Third Rush Still Fun
Six years after their last movie, the cross-cultural chemistry is still present between Jackie Chan and Chris Tucker in Rush Hour 3 but, with less Chan action, the pendulum swings in favor of Tucker's humor. The picture's an amusing action-comedy romp but it's also a slapdash affair that doesn't pack as much fun and thrills as its predecessors.

Action kicks off in Los Angeles with an assassination attempt on Chan's charge, the Chinese ambassador from the first movie, who is leading a new initiative to take out the Triad criminal organization. Stuck in traffic cop duty, Tucker inserts himself into Chan's investigation, despite their friendship being strained from an offputting incident in New York, their destination at the end of Rush Hour 2. The Triads keep after them, and they learn that Paris holds the key to stopping the gangsters, so off they go.

Predictable shenanigans ensue, including the Rush Hour staples of villains from Chan's Hong Kong past, corrupt old white guys, references to the Beach Boys and the anthem "War" and more, only with less acrobatics than previous Chan pictures. Director Brett Ratner keeps the tone light and the pace brisk, though jokes don't feel fully realized.
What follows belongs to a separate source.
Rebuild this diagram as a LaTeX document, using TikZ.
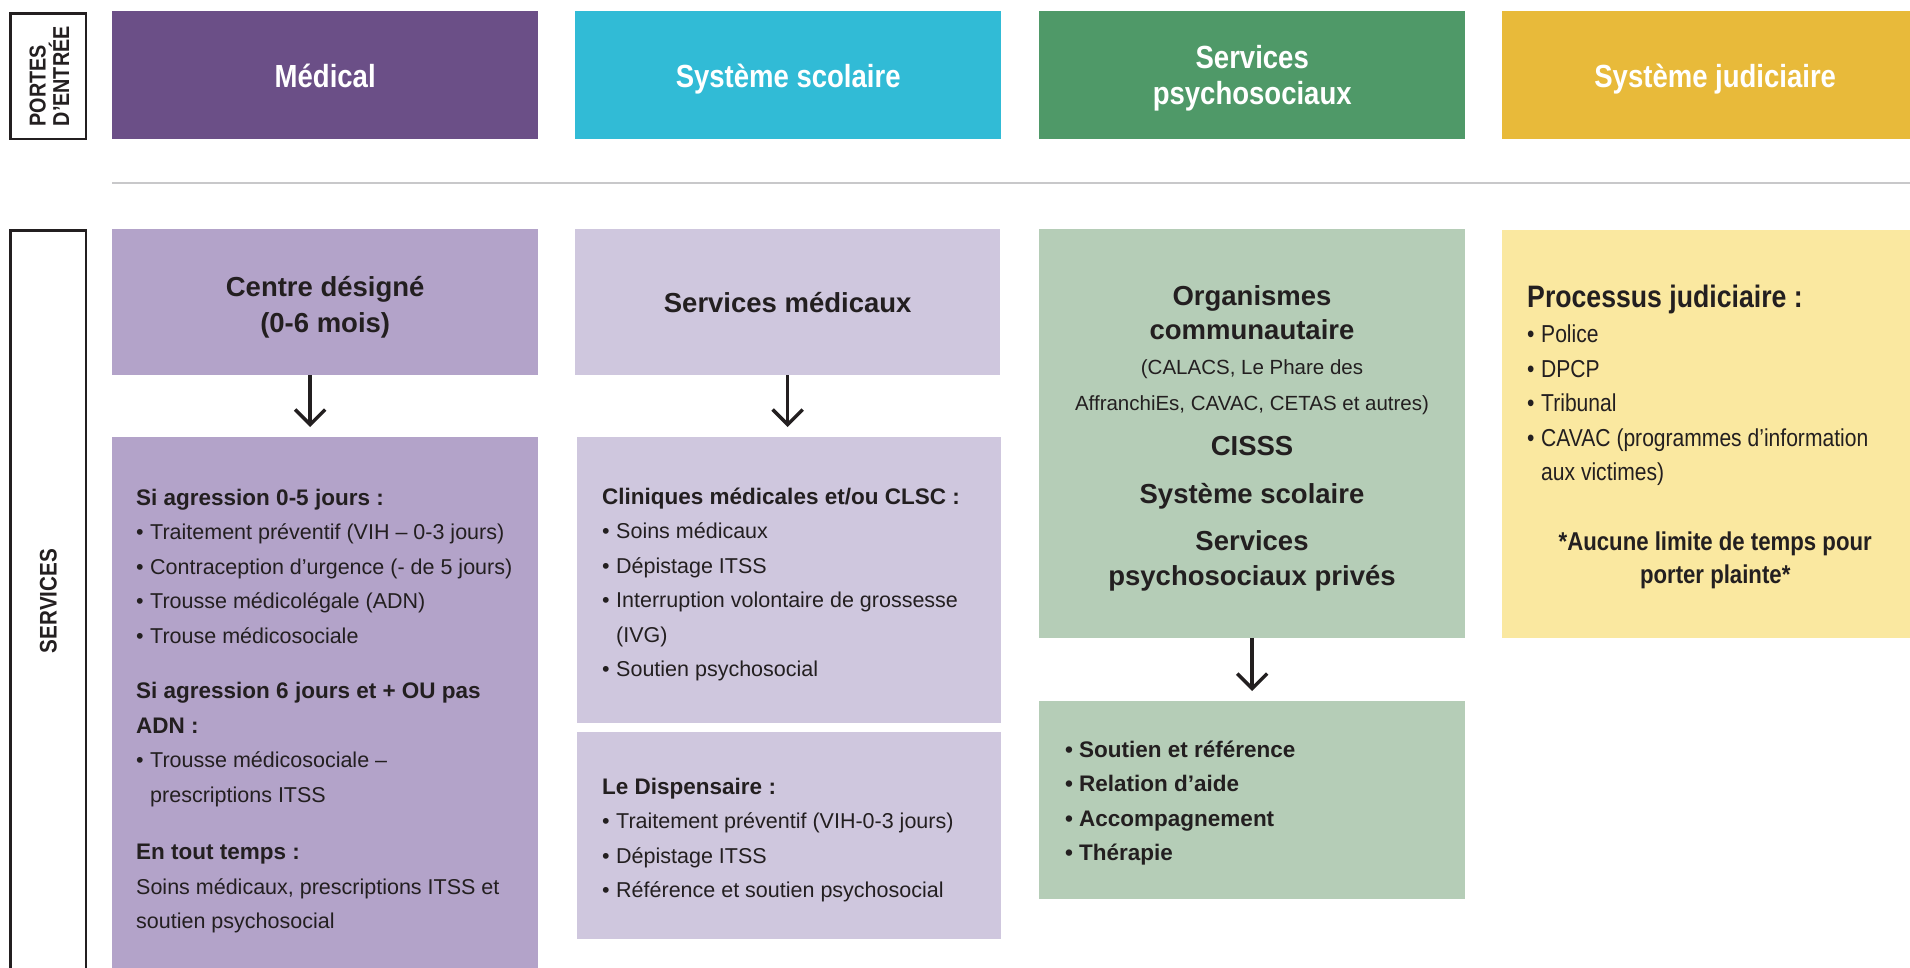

Tucker pulls them off with charm and energy for the most part, invigorating rote material, and Chan makes a solid straight man. There's an Abbott and Costello vibe, made explicit with Tucker's "Who's on First"-like exchange with Asians named "Yu" and "Mi."

As with the earlier movies, musical numbers are highlights. Tucker starts the movie with a rendition of Prince's "Do Me, Baby," and Chan's best moment is when he joins Tucker in a performance of Roberta Flack's "The Closer I Get to You" at a French night club, in a bid to save an informant. Noemie Lenoir as the informant adds some Paris sizzle, though the movie's other women, a Dragon Lady and a grown-up version of the first movie's little girl, fare poorly. The latter lacks the original character's spunk.

After Chan visited Tucker's Los Angeles in the first Rush Hour and Tucker vacationed in Chan's Hong Kong in Rush Hour 2, Rush Hour 3's gimmick is to place the odd couple where they are both fish out of water: the common movie destination of Paris, France (Chan had already done London in Shanghai Knights). Heading off to Europe is often a sign of creative bankruptcy for sequels, and Rush Hour 3 is no exception. Paris isn't exploited much as a location and seems to be populated primarily by bad guys from Hong Kong.

Aside from the hokey inclusion of the Eiffel Tower, Paris is mostly embodied by a French taxi driver who turns his nose at Americans for being too violent yet develops a taste for blood himself. So routine are the proceedings that it's surprising he's not played by Hollywood's go-to Frenchie Jean Reno (The Pink Panther remake, The Da Vinci Code, etc.), but Yvan Attal (The Interpreter) acquits himself well in the role.

Rush Hour 3's worst transgression is what it does to Chan's character. A long-lost evil brother is introduced and Chan repeatedly chooses not to take him out, simply because of the blood connection, and he never triumphs on this front. Straining for such drama has always been a weak point of the series, and Rush Hour 3 unfortunately gives short shrift to the theme of Tucker's "brother from another mother." Overall, though, the latest entry in the Rush Hour series is a good time.